On the deformation mechanism of austenitic stainless steel at elevated temperatures: A critical analysis of fine-grained versus

The novel concept of phase reversion involving severe cold deformation of austenite to martensite, followed by annealing when martensite reverts to austenite was used to obtain fine-grained (FG) 18Cr-8Ni austenitic stainless steel with high strength-high elongation combination. Through the application of the concept, the objective of the study is to study the deformation behavior and mechanism of austenitic stainless steel at elevated temperatures in the range of 25 degrees C-800 degrees C and compare with the as-received coarse-grained (CG) 18Cr-8Ni steel counterpart.
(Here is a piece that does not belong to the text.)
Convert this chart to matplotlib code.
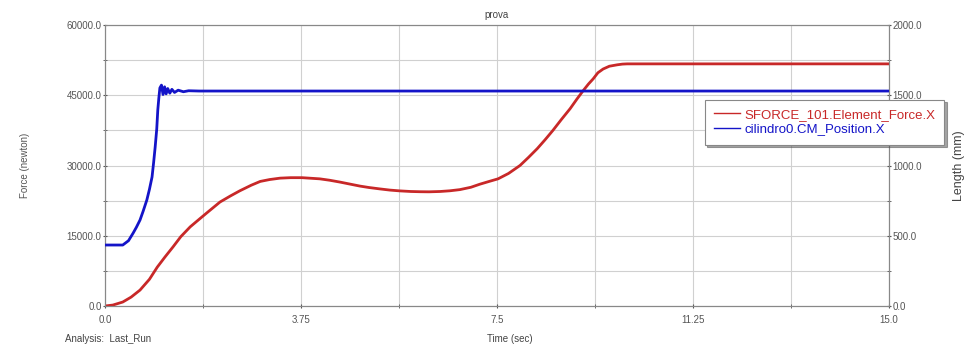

The study clearly underscored that with the increase of temperature from 25 degrees C to 800 degrees C, the deformation mechanism in CG steel varied from TRIP at 25 degrees C, TWIP at 200 degrees C, dislocation slip at 600 degrees C to dynamic recrystallization + grain boundary sliding at 800 degrees C. Whereas, the deformation mechanisms in FG steel varied from primary TRIP + minor TWIP at 25 degrees C, primary TWIP + minor TRIP at 200 degrees C, primary grain boundary sliding + minor dislocation slip + TWIP at 600 degrees C to grain boundary sliding + dynamic recrystallization at 800 degrees C. The difference in deformation mechanism between CG and FG steels is a grain size effect and is related to the increase grain boundary density and stability of austenite with decrease in grain size.